Obōz were a new brand to me earlier in the year and I took the Sawtooth Low’s on test.
They’re somewhere between a trail shoe and that horrible old designation, an approach shoe. This just means I wouldn’t want to run in them, but everything else is fine. They’re chunky, but the exactly 900g for a UK9 doesn’t offend me at all and they feel light on my feet.

The fit out of the box cast my mind wistfully back to the days of Montrail before Columbia ransacked them for their intellectual properties. Tight heel cup, stiff under the heel and a wide forefoot with good flex. That was pretty much my perfect shoe right there.
However, over time the heel cup has stretched out quite a bit and I have to watch for that over longer distances in case I get a hot spot from heel movement as the laces slacken off over the miles. It’s a bit of a shame really, while not a show stopper, it’s limiting the use of the Sawtooths now to wee hills, Lang Craigs kickabouts and general gadding about.

The Sawtooth soles are decent, chunky enough and grippy even as we started to finally get some wet conditions underfoot. The rubber seems to be middle ground, not so soft that it’s wearing out fast and not to hard to grip, so longevity seems likely.
The sole is chunky at the sides which works well as it protects all that fancy stitching on the upper from a good bit of abrasion.

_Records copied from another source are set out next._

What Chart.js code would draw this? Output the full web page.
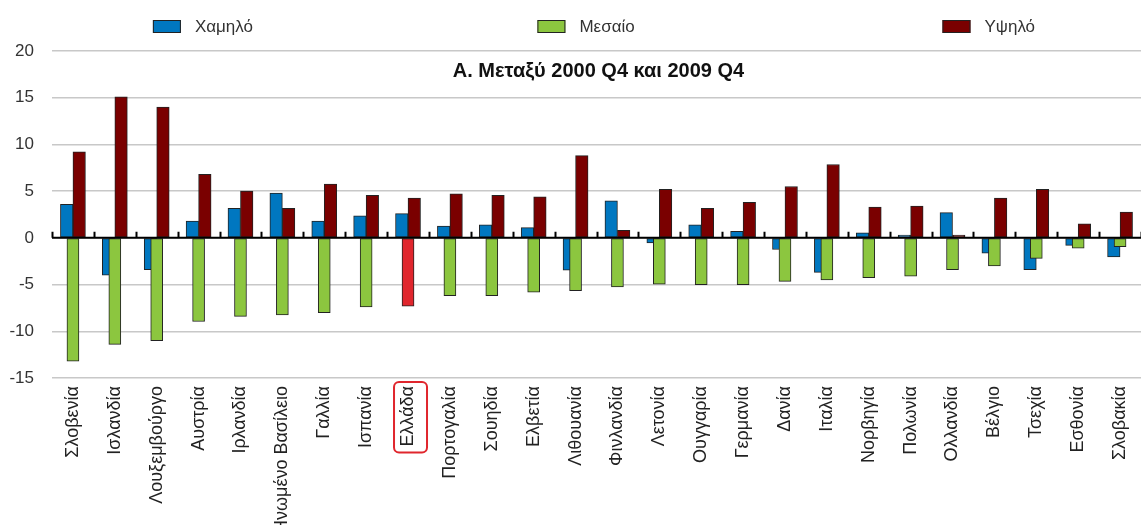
<!DOCTYPE html>
<html>
<head>
<meta charset="utf-8">
<script src="https://cdn.jsdelivr.net/npm/chart.js@4.4.1/dist/chart.umd.min.js"></script>
<style>
  html, body { margin: 0; padding: 0; background: #fff; }
</style>
</head>
<body>
<canvas id="chart" width="1141" height="525"></canvas>
<script>
const countries = ['Σλοβενία', 'Ισλανδία', 'Λουξεμβούργο', 'Αυστρία', 'Ιρλανδία', 'Ηνωμένο Βασίλειο',
  'Γαλλία', 'Ισπανία', 'Ελλάδα', 'Πορτογαλία', 'Σουηδία', 'Ελβετία', 'Λιθουανία', 'Φινλανδία',
  'Λετονία', 'Ουγγαρία', 'Γερμανία', 'Δανία', 'Ιταλία', 'Νορβηγία', 'Πολωνία', 'Ολλανδία',
  'Βέλγιο', 'Τσεχία', 'Εσθονία', 'Σλοβακία'];
const lowValues = [3.6, -4.0, -3.4, 1.8, 3.15, 4.8, 1.8, 2.35, 2.6, 1.25, 1.4, 1.1, -3.45, 3.95,
  -0.55, 1.4, 0.7, -1.25, -3.7, 0.55, 0.3, 2.7, -1.65, -3.4, -0.8, -2.05];
const midValues = [-13.2, -11.4, -11.0, -8.95, -8.4, -8.25, -8.0, -7.4, -7.3, -6.2, -6.2, -5.8, -5.65, -5.25,
  -4.95, -5.0, -5.0, -4.65, -4.5, -4.25, -4.1, -3.4, -3.0, -2.2, -1.1, -0.95];
const highValues = [9.2, 15.1, 14.0, 6.8, 5.0, 3.15, 5.75, 4.55, 4.25, 4.7, 4.55, 4.4, 8.8, 0.8,
  5.2, 3.15, 3.8, 5.5, 7.85, 3.3, 3.4, 0.3, 4.25, 5.2, 1.5, 2.75];
const yTicks = [-15, -10, -5, 0, 5, 10, 15, 20];
const seriesNames = ['Χαμηλό', 'Μεσαίο', 'Υψηλό'];
const chartTitle = 'Α. Μεταξύ 2000 Q4 και 2009 Q4';
const highlighted = 'Ελλάδα';

const FONT = "'Liberation Sans', Arial, sans-serif";
const BLUE = '#0077c0', GREEN = '#8cc63f', DARKRED = '#7a0000', RED = '#e0262d';

// legend drawn by hand, items spread wide like the original
const topLegend = {
  id: 'topLegend',
  afterDraw(chart) {
    const ctx = chart.ctx;
    const spots = [0.134, 0.471, 0.826];
    ctx.save();
    ctx.font = '17px ' + FONT;
    ctx.textBaseline = 'middle';
    chart.data.datasets.forEach((ds, i) => {
      const x = chart.width * spots[i];
      ctx.fillStyle = ds.legendColor;
      ctx.strokeStyle = '#222';
      ctx.lineWidth = 1;
      ctx.fillRect(x, 20, 28, 13);
      ctx.strokeRect(x + 0.5, 20.5, 27, 12);
      ctx.fillStyle = '#333';
      ctx.fillText(ds.label, x + 42, 27);
    });
    ctx.restore();
  }
};

const innerTitle = {
  id: 'innerTitle',
  afterDraw(chart) {
    const {ctx, chartArea} = chart;
    ctx.save();
    ctx.font = "bold 20px 'Liberation Sans Narrow', 'Liberation Sans', Arial, sans-serif";
    ctx.fillStyle = '#111';
    ctx.textAlign = 'center';
    ctx.textBaseline = 'middle';
    ctx.fillText(chartTitle, (chartArea.left + chartArea.right) / 2 + 2, chartArea.top + 20);
    ctx.restore();
  }
};

// black zero line with small ticks between categories
const zeroAxis = {
  id: 'zeroAxis',
  afterDatasetsDraw(chart) {
    const {ctx, chartArea, scales} = chart;
    const y0 = scales.y.getPixelForValue(0);
    const step = (chartArea.right - chartArea.left) / countries.length;
    ctx.save();
    ctx.strokeStyle = '#000';
    ctx.lineWidth = 2;
    ctx.beginPath();
    ctx.moveTo(chartArea.left, y0);
    ctx.lineTo(chartArea.right, y0);
    for (let i = 0; i <= countries.length; i++) {
      const x = Math.round(chartArea.left + i * step) + 0.5;
      ctx.moveTo(x, y0);
      ctx.lineTo(x, y0 - 6);
    }
    ctx.stroke();
    ctx.restore();
  }
};

const highlightBox = {
  id: 'highlightBox',
  afterDraw(chart) {
    const {ctx, chartArea, scales} = chart;
    const idx = countries.indexOf(highlighted);
    const x = scales.x.getPixelForValue(idx);
    ctx.save();
    ctx.font = '18px ' + FONT;
    const w = ctx.measureText(highlighted).width;
    ctx.strokeStyle = RED;
    ctx.lineWidth = 2;
    ctx.beginPath();
    ctx.roundRect(x - 14, chartArea.bottom + 4, 33, w + 10, 5);
    ctx.stroke();
    ctx.restore();
  }
};

new Chart(document.getElementById('chart'), {
  type: 'bar',
  data: {
    labels: countries,
    datasets: [
      {
        label: seriesNames[0], data: lowValues, order: 2,
        backgroundColor: BLUE, legendColor: BLUE, barThickness: 12.5
      },
      {
        label: seriesNames[1], data: midValues, order: 1, grouped: false,
        backgroundColor: countries.map(c => c === highlighted ? RED : GREEN),
        legendColor: GREEN, barThickness: 12
      },
      {
        label: seriesNames[2], data: highValues, order: 3,
        backgroundColor: DARKRED, legendColor: DARKRED, barThickness: 12.5
      }
    ]
  },
  options: {
    responsive: false,
    animation: false,
    devicePixelRatio: 1,
    layout: { padding: { top: 51, right: 0, left: 0, bottom: 0 } },
    datasets: {
      bar: { borderColor: '#222', borderWidth: 1, borderSkipped: false }
    },
    plugins: {
      legend: { display: false },
      title: { display: false },
      tooltip: { enabled: false }
    },
    scales: {
      x: {
        offset: true,
        grid: { display: false },
        border: { display: false },
        ticks: {
          autoSkip: false,
          minRotation: 90,
          maxRotation: 90,
          padding: 0,
          color: '#222',
          font: { family: FONT, size: 18 }
        },
        afterFit: s => { s.height = 147; s.paddingRight = 0; s.paddingLeft = 0; }
      },
      y: {
        min: -15,
        max: 20,
        afterBuildTicks: s => { s.ticks = yTicks.map(v => ({ value: v })); },
        grid: { color: '#c8c8c8', lineWidth: 1.5, drawTicks: false },
        border: { display: false },
        ticks: {
          padding: 18,
          color: '#333',
          font: { family: FONT, size: 17 }
        },
        afterFit: s => { s.width = 52; }
      }
    }
  },
  plugins: [zeroAxis, innerTitle, topLegend, highlightBox]
});
</script>
</body>
</html>
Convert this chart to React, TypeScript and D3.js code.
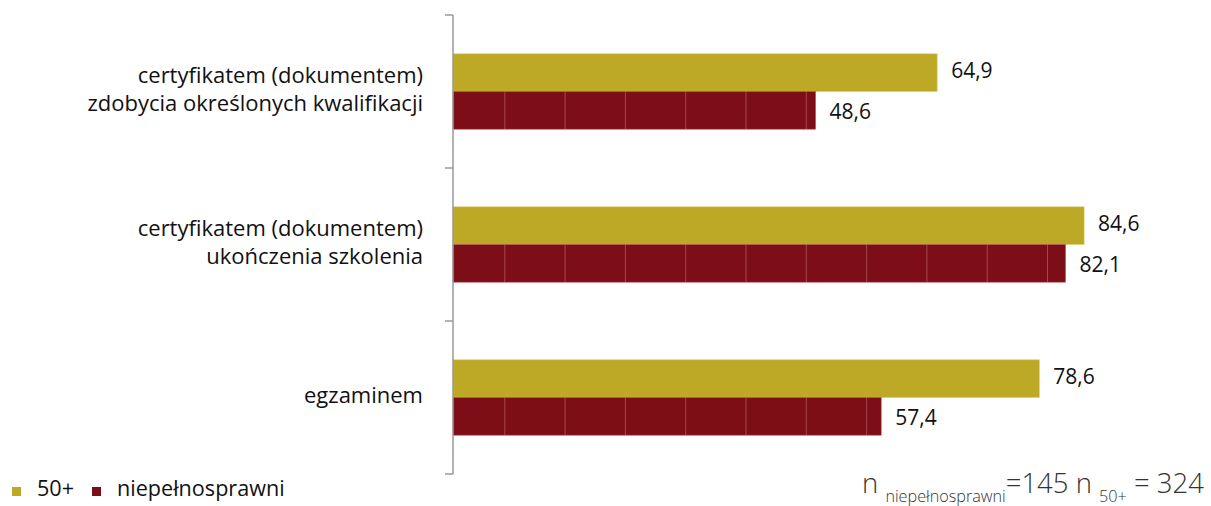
import React from "react";
import * as d3 from "d3";

const categories = [
  ["certyfikatem (dokumentem)", "zdobycia określonych kwalifikacji"],
  ["certyfikatem (dokumentem)", "ukończenia szkolenia"],
  ["egzaminem"],
];
const categoryKeys = ["kwalifikacje", "szkolenie", "egzamin"];
const seriesNames = ["50+", "niepełnosprawni"];
const values50 = [64.9, 84.6, 78.6];
const valuesNiep = [48.6, 82.1, 57.4];
const seriesColors = ["#BEA926", "#7D0D16"];
const footParts = { n1: "niepełnosprawni", v1: "145", n2: "50+", v2: "324" };

const W = 1211;
const H = 506;
const FONT = "'Open Sans', 'DejaVu Sans', sans-serif";

export default function App() {
  const x = d3.scaleLinear().domain([0, 100]).range([453, 1199]);
  const y = d3.scaleBand<string>().domain(categoryKeys).range([15, 474]).padding(0);
  const sub = d3
    .scaleBand<string>()
    .domain(seriesNames)
    .range([0, y.bandwidth()])
    .paddingInner(0)
    .paddingOuter(1.03);
  const series = [values50, valuesNiep];
  const tickYs = [...categoryKeys.map((k) => y(k)!), y(categoryKeys[categoryKeys.length - 1])! + y.bandwidth()];
  const labelOffsets = [5, 9];

  return (
    <svg
      width={W}
      height={H}
      style={{ position: "absolute", left: 0, top: 0, background: "#fff" }}
      fontFamily={FONT}
    >
      <defs>
        <pattern id="redTex" patternUnits="userSpaceOnUse" x={x(0) + 51.3} y={0} width={60.3} height={H}>
          <rect x={0} y={0} width={60.3} height={H} fill={seriesColors[1]} />
          <rect x={0} y={0} width={1} height={H} fill="#A4474E" />
        </pattern>
      </defs>

      {/* bars */}
      {series.map((vals, si) =>
        vals.map((v, ci) => {
          const by = y(categoryKeys[ci])! + sub(seriesNames[si])!;
          const bh = sub.bandwidth();
          return (
            <g key={`b${si}-${ci}`}>
              <rect
                x={x(0)}
                y={by}
                width={x(v) - x(0)}
                height={bh}
                fill={si === 1 ? "url(#redTex)" : seriesColors[0]}
                stroke={si === 1 ? "#B0555C" : "#D8CB7A"}
                strokeWidth={0.6}
              />
              <text
                x={x(v) + 14}
                y={by + bh / 2 + labelOffsets[si]}
                fontSize={21}
                fill="#111"
              >
                {d3.format(".1f")(v).replace(".", ",")}
              </text>
            </g>
          );
        })
      )}

      {/* axis */}
      <g stroke="#9a9a9a" strokeWidth={1.5} fill="none">
        <line x1={x(0)} x2={x(0)} y1={tickYs[0]} y2={tickYs[tickYs.length - 1]} />
        {tickYs.map((t, i) => (
          <line key={i} x1={x(0) - 8} x2={x(0)} y1={t} y2={t} />
        ))}
      </g>

      {/* category labels */}
      {categories.map((lines, ci) => {
        const cy = y(categoryKeys[ci])! + y.bandwidth() / 2;
        const lh = 28;
        const start = cy + 5 - ((lines.length - 1) * lh) / 2;
        return (
          <text key={ci} textAnchor="end" fontSize={22} fill="#111">
            {lines.map((l, li) => (
              <tspan key={li} x={423} y={start + li * lh}>
                {l}
              </tspan>
            ))}
          </text>
        );
      })}

      {/* legend */}
      <g>
        <rect x={12} y={487} width={9} height={9} fill={seriesColors[0]} />
        <text x={37} y={496} fontSize={21.6} fill="#111">{seriesNames[0]}</text>
        <rect x={92} y={487} width={9} height={9} fill={seriesColors[1]} />
        <text x={117} y={496} fontSize={21.6} fill="#111">{seriesNames[1]}</text>
      </g>

      {/* footnote */}
      <text x={862} y={493} fontSize={27.5} fontWeight={300} fill="#333">
        <tspan>n </tspan>
        <tspan fontSize={16.2} y={502}>{footParts.n1}</tspan>
        <tspan y={493}>={footParts.v1} n </tspan>
        <tspan fontSize={16.2} y={502}>{footParts.n2}</tspan>
        <tspan y={493}> = {footParts.v2}</tspan>
      </text>
    </svg>
  );
}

One thing though is the heel. It’s very rounded which is brillinat for walking your steps just curve gently into the ground on ever footfall, but try and dig your heel in on a steep descent and there’s nothing there to catch you.
I’ve had this design on plenty footwear over the years and it’s a trade off which works fine as long as you adjust yourself accordingly.

The Sawtooth’s upper are light and flexible with plenty mesh around the suede for letting the water back out and letting my feet dry off. The tongue is padded just right and the lacing is smooth and comfortable, not had a single rub under the laces, even if I’ve been pulling the laces up a bit more since the heels have slackened off a bit.

Obōz have stuck in a decent footbed which I’ve never changed. It’s the right volume, has kept it’s shape, doesn’t trap water and sits there and does it’s job. Easy to just stick in a throwaway cardboard foot shape these days.
There’s a nice toe bumper, protective but not overly stiff, although the sole is starting to peel off both shoes there a little now, we’ll see how that goes.

I’ve worn the Obōz Sawtooth Low’s for a few months now, as much with jeans as with outdoor gear. They have a user friendly feel which you don’t often get from pretentious lightweight trail shoes.
I like the Sawtooth’s and although the heel stretch was a disappointment, it just put them into a different category of use for me. I had them on yesterday as the RSPB site at Loch Lomond but no more Munro’s for them and that’s fine, I’ll still be wearing these until they come apart.

I cast an eye across Google shopping and these non waterproof versions (the only one worth considering of course) are going for £60 to £70 on average and that’s pretty good.